MASON Cox isn't an AFL player – not yet, anyway – but he is already being recognised as a potential one. 

On the way to Melbourne for his week-long trial for a place on an AFL club list, the 23-year-old, 211.4cm American was at Los Angeles airport with his brother Nolan when some strangers approached him.  

They didn't know him from his brief stint with Oklahoma State University's basketball side, but for potentially being the next international Australian Rules player. 

"Before we even got on to the plane … we ran into two guys who played basketball in the States. They looked at me from the AFL website and said 'We actually know who you are but we didn't want to be weird about it'," Cox said at AFL House on Wednesday. 

"It's been kind of crazy, but it's a religion out here."

Cox is being converted. He arrived in Australia on Monday morning, conducting a training session the next day at Etihad Stadium before spending the day with Collingwood, one of four clubs who are in the race to sign him.

North Melbourne will get a closer look on Wednesday afternoon, while Cox will head to the Kangaroos' match against Geelong on Friday night as well as Saturday's Port Adelaide and Hawthorn clash. 

He will also spend a day with Richmond and the Power before making two key decisions: does he want to be an AFL player and, if so, at which club?  

"I came out here for a reason," he said. "I've got plenty of other stuff going on in my life. If it wasn't a legitimate option I wouldn't be here.

"I'm looking for the best opportunity out there."

Having been a soccer player before becoming a basketballer, picking up another new sport doesn't daunt Cox.

A centre-back, Cox realised that it was going to be hard to make a professional living out of soccer at about 17 years of age, at the same time as a big growth spurt. 

He started an engineering degree at college, and people began asking him if he had played basketball in high school. 

"I was like 'Nah, I didn't', and they were like 'What the heck?' so I started playing with those guys a bit. Every single day we went up to the gym and started playing pick-up basketball," he said.

Having been noticed playing at the Colvin Center, a recreation facility on campus, he was asked to train with the university's women's team. 

They wanted someone to replicate the presence of Brittney Griner, a 6-foot-8 opponent who had the edge over the competition, so asked Cox to fill in at practice. 
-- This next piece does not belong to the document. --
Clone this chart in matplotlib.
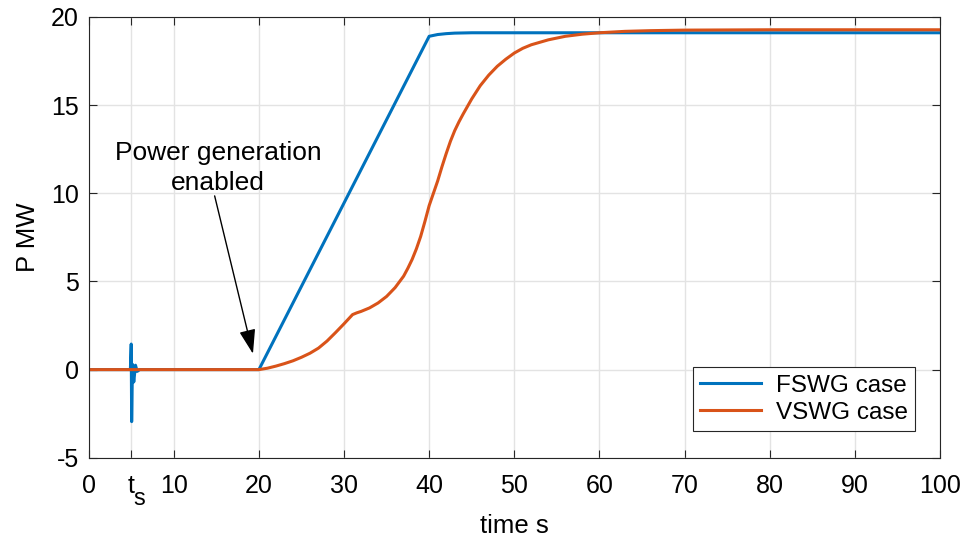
import numpy as np
import matplotlib.pyplot as plt
from matplotlib.transforms import blended_transform_factory

plt.rcParams['font.family'] = ['Liberation Sans', 'DejaVu Sans']
plt.rcParams['axes.unicode_minus'] = False

# FSWG case (blue)
t_fswg = [0, 4.9, 5.0, 5.05, 5.15, 5.3, 5.5, 5.7, 6.0, 20, 40, 41, 42, 43, 45, 50, 100]
p_fswg = [0, 0, 1.45, -2.95, 0.3, -0.7, 0.25, -0.1, 0, 0, 18.9, 19.0, 19.05, 19.08, 19.1, 19.1, 19.1]

# VSWG case (orange)
t_vswg = [0, 20, 21, 22, 23, 24, 25, 26, 27, 28, 29, 30, 31, 31.5, 32, 33, 34, 35, 36, 37,
          37.5, 38, 38.5, 39, 39.5, 40, 40.5, 41, 41.5, 42, 42.5, 43, 43.5, 44, 45, 46, 47,
          48, 49, 50, 51, 52, 54, 56, 58, 60, 63, 66, 70, 80, 100]
p_vswg = [0, 0, 0.08, 0.2, 0.34, 0.5, 0.7, 0.93, 1.22, 1.62, 2.1, 2.6, 3.12, 3.22, 3.3,
          3.5, 3.78, 4.15, 4.65, 5.3, 5.75, 6.25, 6.85, 7.55, 8.4, 9.3, 10.0, 10.7, 11.5,
          12.25, 12.95, 13.55, 14.05, 14.5, 15.35, 16.1, 16.7, 17.2, 17.6, 17.95, 18.22,
          18.42, 18.7, 18.9, 19.02, 19.1, 19.18, 19.22, 19.25, 19.27, 19.27]

xticks = [0, 5, 10, 20, 30, 40, 50, 60, 70, 80, 90, 100]
xticklabels = ['0', 't', '10', '20', '30', '40', '50', '60', '70', '80', '90', '100']
yticks = [-5, 0, 5, 10, 15, 20]

axc = '#262626'
fig = plt.figure(figsize=(9.7, 5.45), dpi=100)
ax = fig.add_axes([0.0914, 0.160, 0.8776, 0.809])

ax.plot(t_fswg, p_fswg, color='#0072BD', lw=2.2, label='FSWG case')
ax.plot(t_vswg, p_vswg, color='#D95319', lw=2.2, label='VSWG case')

ax.set_xlim(0, 100)
ax.set_ylim(-5, 20)
ax.set_xticks(xticks)
ax.set_xticklabels(xticklabels)
ax.set_yticks(yticks)
ax.grid(True, color='#e3e3e3', lw=1.0)
ax.set_axisbelow(True)

ax.tick_params(direction='in', length=6, width=0.8, colors=axc, labelsize=18,
               top=True, right=True)
ax.tick_params(axis='x', pad=12)
ax.tick_params(axis='y', pad=7)
ax.tick_params(labelcolor='black')
for s in ax.spines.values():
    s.set_color(axc)
    s.set_linewidth(0.8)

# subscript "s" of the t_s tick label
trans = blended_transform_factory(ax.transData, ax.transAxes)
ax.text(5.3, -0.068, 's', transform=trans, ha='left', va='top', fontsize=17)

ax.set_xlabel('time s', fontsize=18.5, labelpad=11)
ax.set_ylabel('P MW', fontsize=18.5, labelpad=8)

ax.text(15.2, 9.9, 'Power generation\nenabled', ha='center', va='bottom', fontsize=19,
        linespacing=1.3)
ax.annotate('', xy=(19.3, 0.9), xytext=(14.8, 9.85),
            arrowprops=dict(arrowstyle='-|>,head_length=1.5,head_width=0.5',
                            color='black', lw=1.0, shrinkA=0, shrinkB=0))

leg = ax.legend(loc='lower right', bbox_to_anchor=(0.9706, 0.0612), borderaxespad=0,
                fontsize=17.5, handlelength=2.5, fancybox=False, framealpha=1,
                edgecolor=axc, borderpad=0.3, labelspacing=0.2, handletextpad=0.6)
leg.get_frame().set_linewidth(0.8)

fig.savefig('out.png', dpi=100)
"She's like the Michael Jordan of college basketball. She killed it. I did that for about a year and then the men's team kind of caught on. One day they called me up and two hours later I was out practicing with them. It was just this crazy transition," he said. 

For the first two years he played very few little top-level basketball, but last season got "legitimate minutes" as a walk-on (a player in the squad who comes from the college but is not recruited specifically for basketball). 

"Walk-ons don't play, that's kind of a hidden rule within basketball," Cox said. "For a game in Texas … I wasn't really expected to play but it went really well. From then on I played almost every game."

Recently, his sporting ambitions took another turn, when he was offered a place to try-out at the AFL's US Combine in Los Angeles in April. 

There he impressed the six AFL clubs who sent representatives with his speed and agility, and was also the tallest player to ever be tested by the AFL in Australia or abroad. 

Things have moved quickly since, despite a job on offer with Exxon Mobil in Houston.  

After graduating last week from his course, he packed up his belongings at college and went home to Houston for a day or to have a graduation party on Saturday with his family before flying out. 

While his brother Nolan has organised all of his plans for the trip and been the linkman between managers, clubs and the AFL, Cox's parents have also been caught up in his next adventure. 

At that graduation, his dad stood up and gave the goal-umpire's two-armed signal. 

"It was one of the funniest things I've ever seen. He's all about it. He thinks he knows everything because he's just been researching, researching, researching and my mum's fully supportive of the whole deal," he said. 

"She's been kind of like 'When are you going to settle down and do one thing?!' They've been proud of anything I do.

"It's a tight-knit family, but at the same time we're all doing our thing. It's not like going out to Australia is going to be something that's going to tear us all apart. They look at it as a great opportunity. Go try it."